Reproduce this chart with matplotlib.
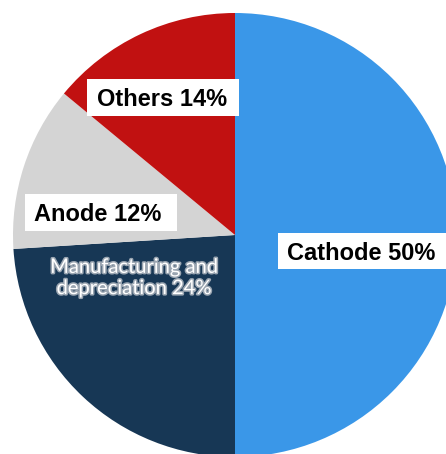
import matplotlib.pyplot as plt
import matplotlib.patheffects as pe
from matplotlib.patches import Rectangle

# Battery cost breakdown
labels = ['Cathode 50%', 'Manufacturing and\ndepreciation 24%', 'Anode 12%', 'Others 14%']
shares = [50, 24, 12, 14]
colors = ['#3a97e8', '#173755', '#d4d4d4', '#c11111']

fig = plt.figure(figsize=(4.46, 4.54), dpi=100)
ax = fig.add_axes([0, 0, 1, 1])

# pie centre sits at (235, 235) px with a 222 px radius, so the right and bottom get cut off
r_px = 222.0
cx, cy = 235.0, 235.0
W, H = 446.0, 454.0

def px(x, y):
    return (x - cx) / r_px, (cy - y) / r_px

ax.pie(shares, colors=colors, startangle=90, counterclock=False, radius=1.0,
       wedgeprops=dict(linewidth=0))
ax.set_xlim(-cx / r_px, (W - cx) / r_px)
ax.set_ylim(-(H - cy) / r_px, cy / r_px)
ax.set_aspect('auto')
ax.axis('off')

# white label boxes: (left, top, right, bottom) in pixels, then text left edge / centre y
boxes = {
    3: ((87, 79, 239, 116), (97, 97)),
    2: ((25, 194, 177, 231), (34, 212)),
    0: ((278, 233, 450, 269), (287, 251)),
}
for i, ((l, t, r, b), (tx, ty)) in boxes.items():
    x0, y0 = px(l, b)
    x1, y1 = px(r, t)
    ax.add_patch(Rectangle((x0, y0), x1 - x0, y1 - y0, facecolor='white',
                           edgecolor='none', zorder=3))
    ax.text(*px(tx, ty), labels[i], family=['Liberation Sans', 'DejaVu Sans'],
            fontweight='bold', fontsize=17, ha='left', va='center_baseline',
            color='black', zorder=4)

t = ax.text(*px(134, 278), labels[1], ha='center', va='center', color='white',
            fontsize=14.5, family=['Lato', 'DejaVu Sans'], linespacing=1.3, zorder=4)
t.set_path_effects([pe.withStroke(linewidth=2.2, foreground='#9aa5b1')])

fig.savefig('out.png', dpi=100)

============================================================

Write out exactly the opening lines of the data, stopping after the line that holds "return (x - cx) / r_px, (cy - y) / r_px". Exclude pictures.

**Worked solution:**
Reproduce this chart with matplotlib.
import matplotlib.pyplot as plt
import matplotlib.patheffects as pe
from matplotlib.patches import Rectangle

# Battery cost breakdown
labels = ['Cathode 50%', 'Manufacturing and\ndepreciation 24%', 'Anode 12%', 'Others 14%']
shares = [50, 24, 12, 14]
colors = ['#3a97e8', '#173755', '#d4d4d4', '#c11111']

fig = plt.figure(figsize=(4.46, 4.54), dpi=100)
ax = fig.add_axes([0, 0, 1, 1])

# pie centre sits at (235, 235) px with a 222 px radius, so the right and bottom get cut off
r_px = 222.0
cx, cy = 235.0, 235.0
W, H = 446.0, 454.0

def px(x, y):
    return (x - cx) / r_px, (cy - y) / r_px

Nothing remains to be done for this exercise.